On a completely different note I currently have the ear worm of the suffragette song from Mary Poppins – “Though we adore men individually, we agree that as a group they’re rather stupid!’ which whilst this isn’t a view I particularly agree with (unless applied to the human race as a whole, regardless of gender – I prefer individual people to large mobs) I don’t see why I should have to suffer Glynis Johns being Mrs. Banks marching up and down singing about Missus Pankhurst being clapped in irons if nobody else does. Ready? One, two, three, go: “We’re clearly soldiers in petticoats”…

 

An unusual classification system

What a frightful looking beast –
Half an inch across at least…

Firstly, I apologise – things seem to be a bit spidery recently and I know not everybody likes them but they are rather a feature of this house so it is difficult to avoid them completely. Secondly, no pictures because the camera has gone away with the Man in the Shed until tomorrow (Hooray! Tomato pasta for tea, pass the rice pudding!) but perhaps that is better for the subject matter anyway…

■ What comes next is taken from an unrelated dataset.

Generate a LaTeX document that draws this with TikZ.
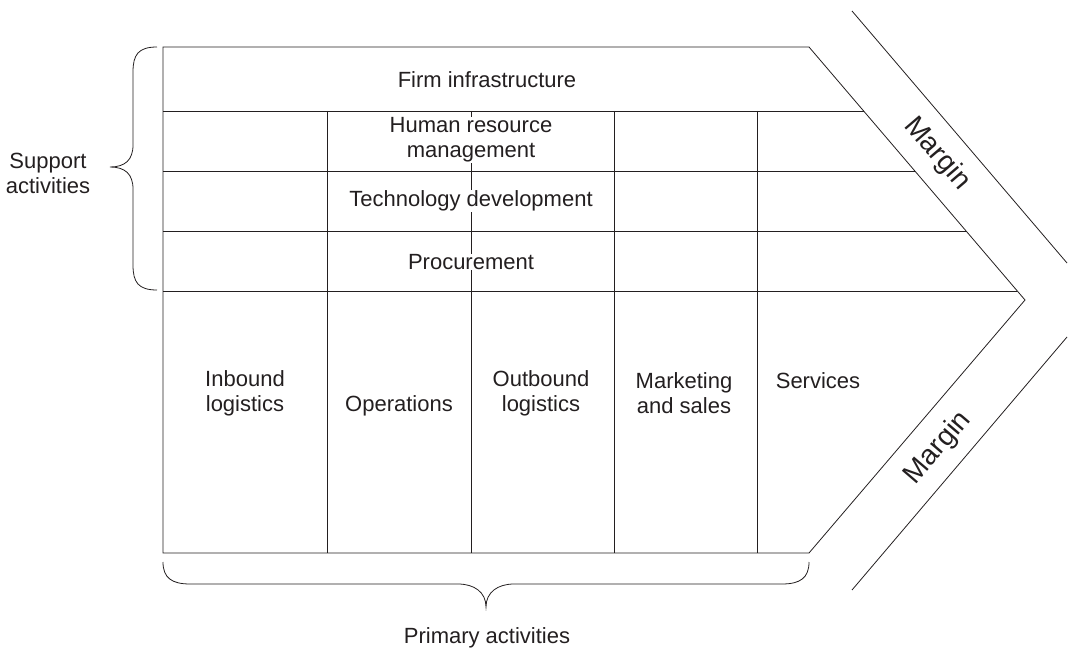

I think the spiders can tell when there isn’t a caveman around to sort them out (see Cave Baby by J. Donaldson and E. Gravett – it’s a mouse but same principle applies) and double their troops just to make a point. I came downstairs this morning to find an enormous Fred sitting in the dining room doorway and had to evict him myself. I can catch them but I always worry I am going to squish their legs with the glass and then I worry they are going to escape just at the moment you have to lift the glass slightly to get it onto the piece of card and then when you look at them through the glass they look three times as big and then you have to carry them to the garden and the back door suddenly seems miles and miles away and then you have to do the bit where you shake the glass out and I worry the Fred is going still be in the glass when I look at it (or worse still – jump sideways and land on me) and then I run very fast back into the house and slam the door and turn round to double check that the Fred didn’t run faster than I did and beat me back inside.

There is a classification system for spiders that has been developing for around twenty five years so far, it isn’t complete yet but I thought I would tell you about it and try to increase its usage because then I won’t be the only one talking nonsense and I might get some help to fill in the missing categories… The system works by giving a name to each class of spider, they are proper names but are used in sentences as ordinary nouns e.g. ‘I don’t like the look of that Boris up there.’ or ‘I saw a Reggie hiding in that corner.’ which means I’m not really sure whether they should qualify for capital letters or not.

So in vague order of size, with descriptions and etymologies we have

Teeny tiny spiders smaller than 1/8″ – Unnamed as yet because really they are no bother and you could mistake them for an ant. How about ‘Mitch’? That sounds about right.

Emma – Larger than a Mitch but no bigger than 1/2″ absolute maximum – Earliest named class (circa. 1988 but needs verification) ordinary unscary spider so called because when I was little there was one on the wall low down near my bed and I got in a big panic and my mum tried to make it ok by saying she wasn’t scary and her name was Emma (it didn’t really work very well but I appreciate the sentiment) which probably means you can blame my mother for this particular lot of nonsense I am subjecting you to.

Reggie – Sub class – A particularly small and spindly Boris (See Boris) less than 1/2″ across with extremely fine legs that are very difficult to see. Named by a member of our Sunday school class (in approximately 2006 or thereabouts) who is now grown up and whose wife may well be reading this.

Boris – Daddy-long-legs/cellar spider – I don’t know when these were named but pre 1998 – when I was at secondary school my friend’s mum said she called them Borises because they are annoying and Boris Becker is annoying (could equally be applied to Boris Johnson).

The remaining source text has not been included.